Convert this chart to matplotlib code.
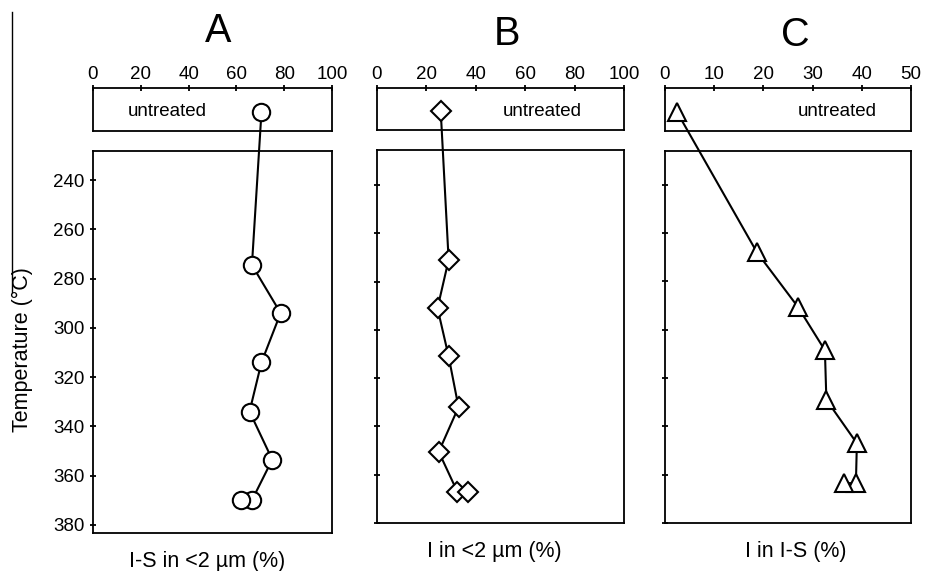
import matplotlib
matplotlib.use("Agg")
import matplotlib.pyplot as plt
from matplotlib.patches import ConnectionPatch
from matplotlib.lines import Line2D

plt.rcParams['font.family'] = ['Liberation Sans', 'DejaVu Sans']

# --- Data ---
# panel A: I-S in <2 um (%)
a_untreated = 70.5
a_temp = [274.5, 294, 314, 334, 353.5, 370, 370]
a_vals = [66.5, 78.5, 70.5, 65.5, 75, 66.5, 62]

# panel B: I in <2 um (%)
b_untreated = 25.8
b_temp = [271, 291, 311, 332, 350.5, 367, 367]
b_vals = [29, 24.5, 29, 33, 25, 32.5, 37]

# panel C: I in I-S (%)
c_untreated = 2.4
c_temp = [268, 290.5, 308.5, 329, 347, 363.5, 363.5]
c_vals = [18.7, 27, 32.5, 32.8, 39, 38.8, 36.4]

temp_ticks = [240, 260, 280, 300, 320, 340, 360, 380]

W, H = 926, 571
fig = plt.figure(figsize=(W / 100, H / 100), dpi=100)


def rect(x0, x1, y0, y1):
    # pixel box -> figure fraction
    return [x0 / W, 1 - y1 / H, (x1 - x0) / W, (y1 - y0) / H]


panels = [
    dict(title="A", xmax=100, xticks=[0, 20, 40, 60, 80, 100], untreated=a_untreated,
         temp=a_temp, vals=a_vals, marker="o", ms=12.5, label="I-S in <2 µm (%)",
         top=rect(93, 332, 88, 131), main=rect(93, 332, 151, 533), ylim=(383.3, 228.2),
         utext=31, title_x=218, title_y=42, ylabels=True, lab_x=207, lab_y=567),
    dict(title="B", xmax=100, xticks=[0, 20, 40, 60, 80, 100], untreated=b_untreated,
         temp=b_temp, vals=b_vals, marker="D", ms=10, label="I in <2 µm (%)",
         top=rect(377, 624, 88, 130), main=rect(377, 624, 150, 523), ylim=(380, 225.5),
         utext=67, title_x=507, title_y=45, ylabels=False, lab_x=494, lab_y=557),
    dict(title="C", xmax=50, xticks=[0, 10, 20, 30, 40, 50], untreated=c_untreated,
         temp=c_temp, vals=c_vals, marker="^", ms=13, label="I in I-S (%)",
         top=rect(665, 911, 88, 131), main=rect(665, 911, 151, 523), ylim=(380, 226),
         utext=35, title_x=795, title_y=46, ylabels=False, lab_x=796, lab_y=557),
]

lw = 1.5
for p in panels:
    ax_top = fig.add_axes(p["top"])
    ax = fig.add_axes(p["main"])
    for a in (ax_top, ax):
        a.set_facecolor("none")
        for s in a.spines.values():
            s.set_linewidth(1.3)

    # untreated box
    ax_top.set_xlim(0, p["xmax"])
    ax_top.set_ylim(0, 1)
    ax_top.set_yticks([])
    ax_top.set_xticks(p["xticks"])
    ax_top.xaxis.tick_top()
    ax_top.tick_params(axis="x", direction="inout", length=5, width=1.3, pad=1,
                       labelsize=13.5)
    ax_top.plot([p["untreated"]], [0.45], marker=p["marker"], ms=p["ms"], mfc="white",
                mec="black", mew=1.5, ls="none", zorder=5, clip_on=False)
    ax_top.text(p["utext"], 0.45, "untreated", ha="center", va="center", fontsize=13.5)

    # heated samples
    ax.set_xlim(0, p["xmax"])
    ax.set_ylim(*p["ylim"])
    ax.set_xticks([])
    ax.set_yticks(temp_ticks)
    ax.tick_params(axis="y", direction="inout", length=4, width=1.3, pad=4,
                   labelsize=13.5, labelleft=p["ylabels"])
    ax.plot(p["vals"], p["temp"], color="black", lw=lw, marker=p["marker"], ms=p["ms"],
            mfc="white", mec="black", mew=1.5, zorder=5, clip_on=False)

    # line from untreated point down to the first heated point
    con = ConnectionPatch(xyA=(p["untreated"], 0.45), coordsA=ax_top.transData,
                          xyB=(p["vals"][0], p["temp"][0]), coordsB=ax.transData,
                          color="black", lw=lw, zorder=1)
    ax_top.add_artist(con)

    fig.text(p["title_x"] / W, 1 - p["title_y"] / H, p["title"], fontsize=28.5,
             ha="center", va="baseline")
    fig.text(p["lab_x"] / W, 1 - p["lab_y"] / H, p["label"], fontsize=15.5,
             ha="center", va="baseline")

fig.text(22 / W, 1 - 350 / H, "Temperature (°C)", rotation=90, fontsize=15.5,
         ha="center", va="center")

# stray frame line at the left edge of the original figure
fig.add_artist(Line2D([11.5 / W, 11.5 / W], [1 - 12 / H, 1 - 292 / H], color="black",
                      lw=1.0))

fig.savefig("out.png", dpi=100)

» **The problem**
Take the listing above and restate it word for word, without its pictures.

» **The answer**
Convert this chart to matplotlib code.
import matplotlib
matplotlib.use("Agg")
import matplotlib.pyplot as plt
from matplotlib.patches import ConnectionPatch
from matplotlib.lines import Line2D

plt.rcParams['font.family'] = ['Liberation Sans', 'DejaVu Sans']

# --- Data ---
# panel A: I-S in <2 um (%)
a_untreated = 70.5
a_temp = [274.5, 294, 314, 334, 353.5, 370, 370]
a_vals = [66.5, 78.5, 70.5, 65.5, 75, 66.5, 62]

# panel B: I in <2 um (%)
b_untreated = 25.8
b_temp = [271, 291, 311, 332, 350.5, 367, 367]
b_vals = [29, 24.5, 29, 33, 25, 32.5, 37]

# panel C: I in I-S (%)
c_untreated = 2.4
c_temp = [268, 290.5, 308.5, 329, 347, 363.5, 363.5]
c_vals = [18.7, 27, 32.5, 32.8, 39, 38.8, 36.4]

temp_ticks = [240, 260, 280, 300, 320, 340, 360, 380]

W, H = 926, 571
fig = plt.figure(figsize=(W / 100, H / 100), dpi=100)


def rect(x0, x1, y0, y1):
    # pixel box -> figure fraction
    return [x0 / W, 1 - y1 / H, (x1 - x0) / W, (y1 - y0) / H]


panels = [
    dict(title="A", xmax=100, xticks=[0, 20, 40, 60, 80, 100], untreated=a_untreated,
         temp=a_temp, vals=a_vals, marker="o", ms=12.5, label="I-S in <2 µm (%)",
         top=rect(93, 332, 88, 131), main=rect(93, 332, 151, 533), ylim=(383.3, 228.2),
         utext=31, title_x=218, title_y=42, ylabels=True, lab_x=207, lab_y=567),
    dict(title="B", xmax=100, xticks=[0, 20, 40, 60, 80, 100], untreated=b_untreated,
         temp=b_temp, vals=b_vals, marker="D", ms=10, label="I in <2 µm (%)",
         top=rect(377, 624, 88, 130), main=rect(377, 624, 150, 523), ylim=(380, 225.5),
         utext=67, title_x=507, title_y=45, ylabels=False, lab_x=494, lab_y=557),
    dict(title="C", xmax=50, xticks=[0, 10, 20, 30, 40, 50], untreated=c_untreated,
         temp=c_temp, vals=c_vals, marker="^", ms=13, label="I in I-S (%)",
         top=rect(665, 911, 88, 131), main=rect(665, 911, 151, 523), ylim=(380, 226),
         utext=35, title_x=795, title_y=46, ylabels=False, lab_x=796, lab_y=557),
]

lw = 1.5
for p in panels:
    ax_top = fig.add_axes(p["top"])
    ax = fig.add_axes(p["main"])
    for a in (ax_top, ax):
        a.set_facecolor("none")
        for s in a.spines.values():
            s.set_linewidth(1.3)

    # untreated box
    ax_top.set_xlim(0, p["xmax"])
    ax_top.set_ylim(0, 1)
    ax_top.set_yticks([])
    ax_top.set_xticks(p["xticks"])
    ax_top.xaxis.tick_top()
    ax_top.tick_params(axis="x", direction="inout", length=5, width=1.3, pad=1,
                       labelsize=13.5)
    ax_top.plot([p["untreated"]], [0.45], marker=p["marker"], ms=p["ms"], mfc="white",
                mec="black", mew=1.5, ls="none", zorder=5, clip_on=False)
    ax_top.text(p["utext"], 0.45, "untreated", ha="center", va="center", fontsize=13.5)

    # heated samples
    ax.set_xlim(0, p["xmax"])
    ax.set_ylim(*p["ylim"])
    ax.set_xticks([])
    ax.set_yticks(temp_ticks)
    ax.tick_params(axis="y", direction="inout", length=4, width=1.3, pad=4,
                   labelsize=13.5, labelleft=p["ylabels"])
    ax.plot(p["vals"], p["temp"], color="black", lw=lw, marker=p["marker"], ms=p["ms"],
            mfc="white", mec="black", mew=1.5, zorder=5, clip_on=False)

    # line from untreated point down to the first heated point
    con = ConnectionPatch(xyA=(p["untreated"], 0.45), coordsA=ax_top.transData,
                          xyB=(p["vals"][0], p["temp"][0]), coordsB=ax.transData,
                          color="black", lw=lw, zorder=1)
    ax_top.add_artist(con)

    fig.text(p["title_x"] / W, 1 - p["title_y"] / H, p["title"], fontsize=28.5,
             ha="center", va="baseline")
    fig.text(p["lab_x"] / W, 1 - p["lab_y"] / H, p["label"], fontsize=15.5,
             ha="center", va="baseline")

fig.text(22 / W, 1 - 350 / H, "Temperature (°C)", rotation=90, fontsize=15.5,
         ha="center", va="center")

# stray frame line at the left edge of the original figure
fig.add_artist(Line2D([11.5 / W, 11.5 / W], [1 - 12 / H, 1 - 292 / H], color="black",
                      lw=1.0))

fig.savefig("out.png", dpi=100)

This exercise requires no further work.